In recent BOD Briefs issued after Board meetings this year—and from conversations held at the Regional Summit and Member Board Executive Workshop in March—you have likely heard that we are exploring some new business opportunities that may be available to us by expanding and licensing NCARB’s proprietary software.
Our initial focus will be to become a vendor providing a license management system for licensing boards. Additionally, market research is underway on licensing a volunteer management system that was developed for our staff and incoming presidents.
Licensing our technology may lead to new revenue sources that can provide a hedge against future fee increases, may enable us to explore some fee reductions, and provide funding for new services for our Member Boards and customers.

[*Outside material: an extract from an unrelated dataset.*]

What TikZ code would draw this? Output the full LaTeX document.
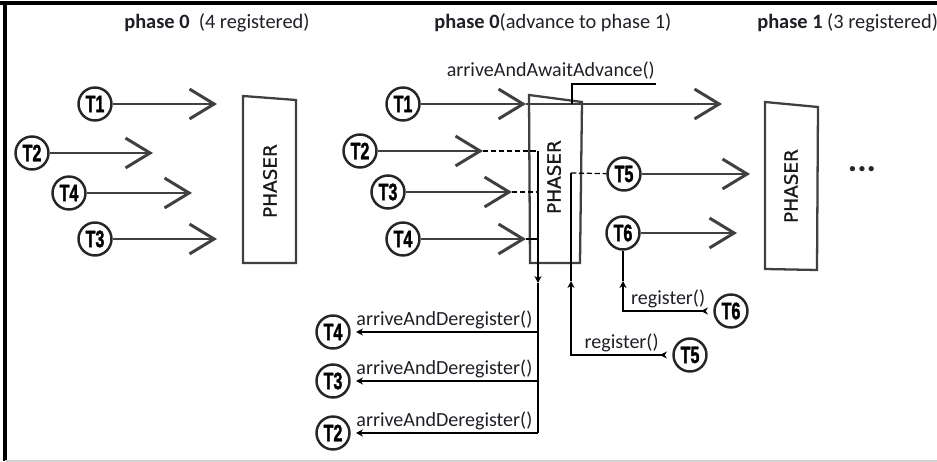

The Board of Directors has authorized a limited amount of long-term reserves to fund research into these opportunities. Forays into this new realm will have no impact on existing services to Member Boards or customers.
I want to remind you that if you are interested in following the Council finances throughout the year, we post the unaudited interim financial statements on the Registration Board section of My NCARB every quarter.
In summary, I hope that this information demonstrates to you that there has been a very thoughtful approach to managing the financial impact of the coming changes; we have carefully planned for these deficit years. The Council will continue to provide excellent service while maintaining fiscal solvency during these future periods.
Thank you very much for your attention and the tremendous opportunity to serve you and the Council as treasurer this year. It’s been a year working with great people and wonderful staff.